Son dos y van calle abajo hacia el Centro de Acogida, hablando animadamente. Visten ropa fresca, de buen color, pero en las facciones gruesas se ve todavía la onda expansiva del desastre. Uno de ellos, el que lleva bermudas, se queja con aspavientos de que los bolsillos no son seguros: «Mira, se me caen las llaves», y las recoge dando un saltito. «Estoy por tirarlos», concluye. La frase me escandaliza al principio –parece la expresión misma de la ingratitud–, pero comprendo casi al mismo tiempo que una parte importante de su alivio, de su mejoría, está precisamente en poder contemplar esa posibilidad: tirar unos buenos bermudas como si tuviera el armario lleno de ellos. Como si le sobraran. Y eso es lo que viene a decir con su chulería inofensiva: no dar importancia a las cosas es otra forma de sentirte dueño de ellas.

sábado, septiembre 15, 2018

encuentros


Los veo al subir con Layla el falso llano del Paseo del Rey: tres o cuatro figuras sentadas o encorvadas en un saliente de la fachada del Centro de Acogida, fumando y tomando el fresco; a veces se les suma un hombre en una silla de ruedas al que le falta un brazo y las dos piernas; se da un aire eslavo, como de marino del Báltico, y lleva en la mano una lata de cerveza, siempre la misma, de la que no recuerdo haberle visto beber. Los demás tienen las facciones cóncavas, arrasadas, y la voz estropajosa como quiere el tópico, pero él es robusto, con una barba rubia a juego, y no habla. Eso sí, todos, todos sin excepción, nos miran pasar con una mezcla de recelo y descaro, y sin responder al saludo que aventuro tibiamente; acostumbrado a los gitanos y los yonquis de mi niñez, temo que lo interpreten como una provocación. Toda la hosquedad que despierta su dueño se convierte en ternura cuando ven a la perra: no hay vez que no la saluden con besos o silbidos cariñosos, que ella recibe con alarma, acelerando el paso. Curiosamente, sus admiradores son siempre hombres. Las pocas mujeres que salen del edificio a echar la mañana –puros esqueletos vivientes, comidas más por la droga que por el alcohol– la miran con frialdad, como a una intrusa; y quizá lo sea… El arnés rosa palo es casi una exhibición de feminidad tradicional en medio de esta calle de aceras amplias y despobladas, donde hasta los árboles parecen molestos por el sol. Con el tiempo me he ido atreviendo a dejarla suelta, sobre todo cuando el grupo es pequeño y veo al eslavo con su gorra de visera y la cerveza en la mano. Por alguna razón, me tranquiliza, aunque nunca se mueva ni responda al saludo.

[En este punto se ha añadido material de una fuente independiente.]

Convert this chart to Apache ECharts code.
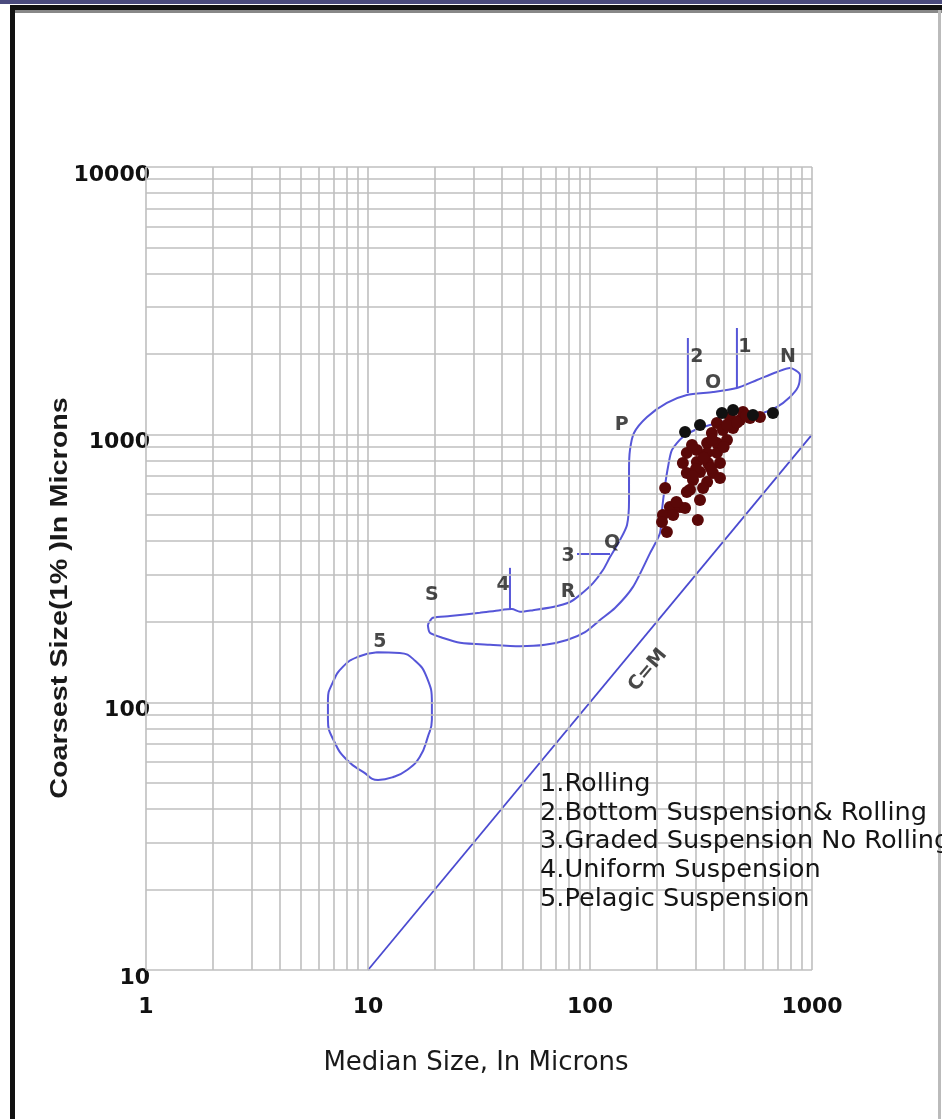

Hoy tenían la radio puesta y sonaba la voz imperial de Rocío Jurado. Me ha parecido una dosis muy fuerte para las nueve de la mañana, pero uno de ellos, el que sostenía la radio, tenía los ojos achinados y se dejaba acunar apaciblemente por la música. Su compañero no se ha olvidado de chistarle a Layla, pero sin convicción; también él estaba abrazado a la música. Y la ola de la Jurado nos ha perseguido calle arriba hasta convertirse en una lengua de agua en la que hemos ido chapoteando un buen rato: mi playa insospechada de este final de agosto.